In the 1980s, as buildings grew taller and more ambitious, outrigger systems eclipsed tubular frames as the most popular structural approach for supertall buildings. Designers embraced properly proportioned core-and-outrigger schemes as a method to offer far more perimeter flexibility and openness for tall buildings than the perimeter moment or braced frames and bundled tubes that preceded them. However, the outrigger system is not listed as a seismic lateral load-resisting system in any code, and design parameters are not available, despite the increasingly frequent use of the concept.

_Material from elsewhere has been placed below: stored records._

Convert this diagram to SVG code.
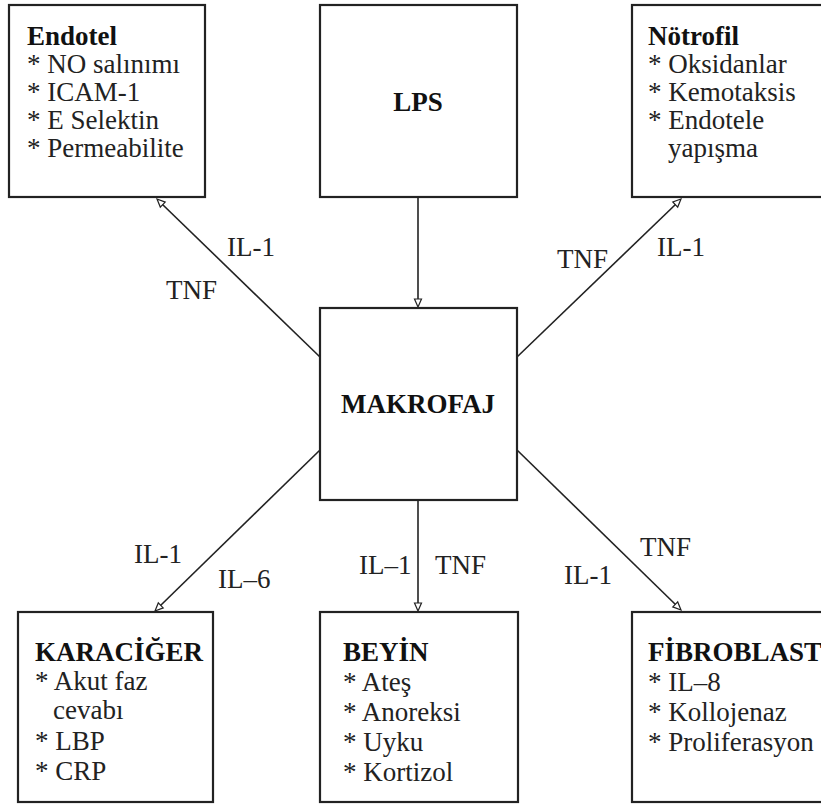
<svg xmlns="http://www.w3.org/2000/svg" width="821" height="808" viewBox="0 0 821 808">
<defs>
<style>
.box{fill:#fff;stroke:#222;stroke-width:2.2}
.c{stroke:#222;stroke-width:1.6;fill:none}
.h{fill:#fff;stroke:#222;stroke-width:1.2}
</style>
</defs>
<rect width="821" height="808" fill="#fff"/>
<g id="connectors">
<line class="c" x1="418" y1="197" x2="418" y2="301"/>
<line class="c" x1="320" y1="357" x2="162" y2="204"/>
<line class="c" x1="517" y1="357" x2="676" y2="204"/>
<line class="c" x1="320" y1="450" x2="160" y2="606"/>
<line class="c" x1="418" y1="500" x2="418" y2="605"/>
<line class="c" x1="517" y1="450" x2="676" y2="605"/>
<polygon class="h" points="418,307 414.5,299 421.5,299"/>
<polygon class="h" points="157,199 165.2,202.1 160.3,207.1"/>
<polygon class="h" points="681,199 677.7,207.1 672.8,202"/>
<polygon class="h" points="155,611 163.2,607.9 158.3,602.9"/>
<polygon class="h" points="418,611 414.5,603 421.5,603"/>
<polygon class="h" points="681,610 672.8,606.9 677.7,601.9"/>
<text x="227" y="256" style="font-family:'Liberation Serif',serif !important;font-size:27px;font-weight:normal;fill:#222">IL-1</text>
<text x="166" y="299" style="font-family:'Liberation Serif',serif !important;font-size:27px;font-weight:normal;fill:#222">TNF</text>
<text x="557" y="268" style="font-family:'Liberation Serif',serif !important;font-size:27px;font-weight:normal;fill:#222">TNF</text>
<text x="657" y="256" style="font-family:'Liberation Serif',serif !important;font-size:27px;font-weight:normal;fill:#222">IL-1</text>
<text x="134" y="563" style="font-family:'Liberation Serif',serif !important;font-size:27px;font-weight:normal;fill:#222">IL-1</text>
<text x="218" y="588" style="font-family:'Liberation Serif',serif !important;font-size:27px;font-weight:normal;fill:#222">IL–6</text>
<text x="359" y="574" style="font-family:'Liberation Serif',serif !important;font-size:27px;font-weight:normal;fill:#222">IL–1</text>
<text x="435" y="574" style="font-family:'Liberation Serif',serif !important;font-size:27px;font-weight:normal;fill:#222">TNF</text>
<text x="564" y="584" style="font-family:'Liberation Serif',serif !important;font-size:27px;font-weight:normal;fill:#222">IL-1</text>
<text x="640" y="556" style="font-family:'Liberation Serif',serif !important;font-size:27px;font-weight:normal;fill:#222">TNF</text>
</g>
<g id="endotel">
<rect class="box" x="9" y="5" width="196" height="192"/>
<text x="27" y="45" style="font-family:'Liberation Serif',serif !important;font-size:27px;font-weight:bold;fill:#111">Endotel</text>
<text x="27" y="73" style="font-family:'Liberation Serif',serif !important;font-size:27px;font-weight:normal;fill:#222">* NO salınımı</text>
<text x="27" y="101" style="font-family:'Liberation Serif',serif !important;font-size:27px;font-weight:normal;fill:#222">* ICAM-1</text>
<text x="27" y="129" style="font-family:'Liberation Serif',serif !important;font-size:27px;font-weight:normal;fill:#222">* E Selektin</text>
<text x="27" y="157" style="font-family:'Liberation Serif',serif !important;font-size:27px;font-weight:normal;fill:#222">* Permeabilite</text>
</g>
<g id="lps">
<rect class="box" x="320" y="5" width="197" height="192"/>
<text x="418" y="111" text-anchor="middle" style="font-family:'Liberation Serif',serif !important;font-size:27px;font-weight:bold;fill:#111">LPS</text>
</g>
<g id="notrofil">
<rect class="box" x="632" y="5" width="200" height="192"/>
<text x="648" y="45" style="font-family:'Liberation Serif',serif !important;font-size:27px;font-weight:bold;fill:#111">Nötrofil</text>
<text x="648" y="73" style="font-family:'Liberation Serif',serif !important;font-size:27px;font-weight:normal;fill:#222">* Oksidanlar</text>
<text x="648" y="101" style="font-family:'Liberation Serif',serif !important;font-size:27px;font-weight:normal;fill:#222">* Kemotaksis</text>
<text x="648" y="129" style="font-family:'Liberation Serif',serif !important;font-size:27px;font-weight:normal;fill:#222">* Endotele</text>
<text x="668" y="157" style="font-family:'Liberation Serif',serif !important;font-size:27px;font-weight:normal;fill:#222">yapışma</text>
</g>
<g id="makrofaj">
<rect class="box" x="320" y="308" width="197" height="192"/>
<text x="418" y="413" text-anchor="middle" style="font-family:'Liberation Serif',serif !important;font-size:27px;font-weight:bold;fill:#111">MAKROFAJ</text>
</g>
<g id="karaciger">
<rect class="box" x="18" y="612" width="195" height="190"/>
<text x="35" y="661" style="font-family:'Liberation Serif',serif !important;font-size:27px;font-weight:bold;fill:#111">KARACİĞER</text>
<text x="35" y="690" style="font-family:'Liberation Serif',serif !important;font-size:27px;font-weight:normal;fill:#222">* Akut faz</text>
<text x="53" y="719" style="font-family:'Liberation Serif',serif !important;font-size:27px;font-weight:normal;fill:#222">cevabı</text>
<text x="35" y="750" style="font-family:'Liberation Serif',serif !important;font-size:27px;font-weight:normal;fill:#222">* LBP</text>
<text x="35" y="780" style="font-family:'Liberation Serif',serif !important;font-size:27px;font-weight:normal;fill:#222">* CRP</text>
</g>
<g id="beyin">
<rect class="box" x="320" y="612" width="198" height="190"/>
<text x="343" y="661" style="font-family:'Liberation Serif',serif !important;font-size:27px;font-weight:bold;fill:#111">BEYİN</text>
<text x="343" y="691" style="font-family:'Liberation Serif',serif !important;font-size:27px;font-weight:normal;fill:#222">* Ateş</text>
<text x="343" y="721" style="font-family:'Liberation Serif',serif !important;font-size:27px;font-weight:normal;fill:#222">* Anoreksi</text>
<text x="343" y="751" style="font-family:'Liberation Serif',serif !important;font-size:27px;font-weight:normal;fill:#222">* Uyku</text>
<text x="343" y="781" style="font-family:'Liberation Serif',serif !important;font-size:27px;font-weight:normal;fill:#222">* Kortizol</text>
</g>
<g id="fibroblast">
<rect class="box" x="632" y="612" width="200" height="190"/>
<text x="648" y="661" style="font-family:'Liberation Serif',serif !important;font-size:27px;font-weight:bold;fill:#111">FİBROBLAST</text>
<text x="648" y="691" style="font-family:'Liberation Serif',serif !important;font-size:27px;font-weight:normal;fill:#222">* IL–8</text>
<text x="648" y="721" style="font-family:'Liberation Serif',serif !important;font-size:27px;font-weight:normal;fill:#222">* Kollojenaz</text>
<text x="648" y="751" style="font-family:'Liberation Serif',serif !important;font-size:27px;font-weight:normal;fill:#222">* Proliferasyon</text>
</g>
</svg>
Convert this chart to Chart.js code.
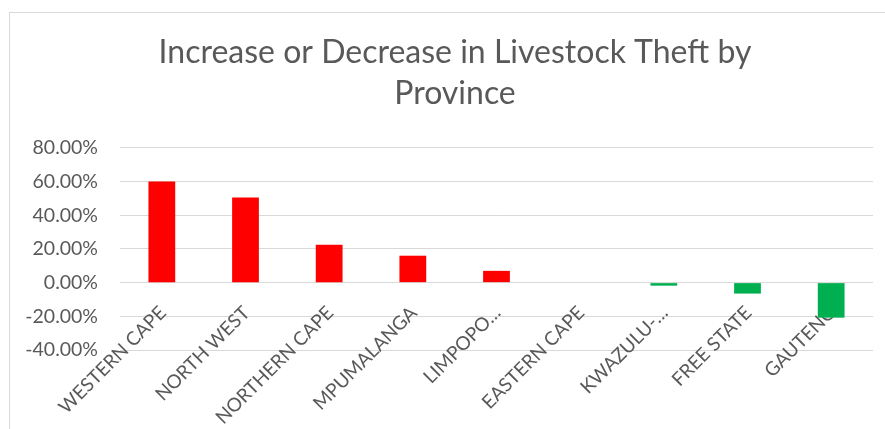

The Council on Tall Buildings and Urban Habitat’s Outrigger Working Group has addressed the pressing need for design guidelines for outrigger systems with this guide, a comprehensive overview of the use of outriggers in skyscrapers. This guide offers detailed recommendations for analysis of outriggers within the lateral load-resisting systems of tall buildings, for recognizing and addressing effects on building behavior and for practical design solutions. It also highlights concerns specific to the outrigger structural system such as differential column shortening and construction sequence impacts. Several project examples are explored in depth, illustrating the role of outrigger systems in tall building designs and providing ideas for future projects.

The guide details the impact of outrigger systems on tall building designs, and demonstrates ways in which the technology is continuously advancing to improve the efficiency and stability of tall buildings around the world.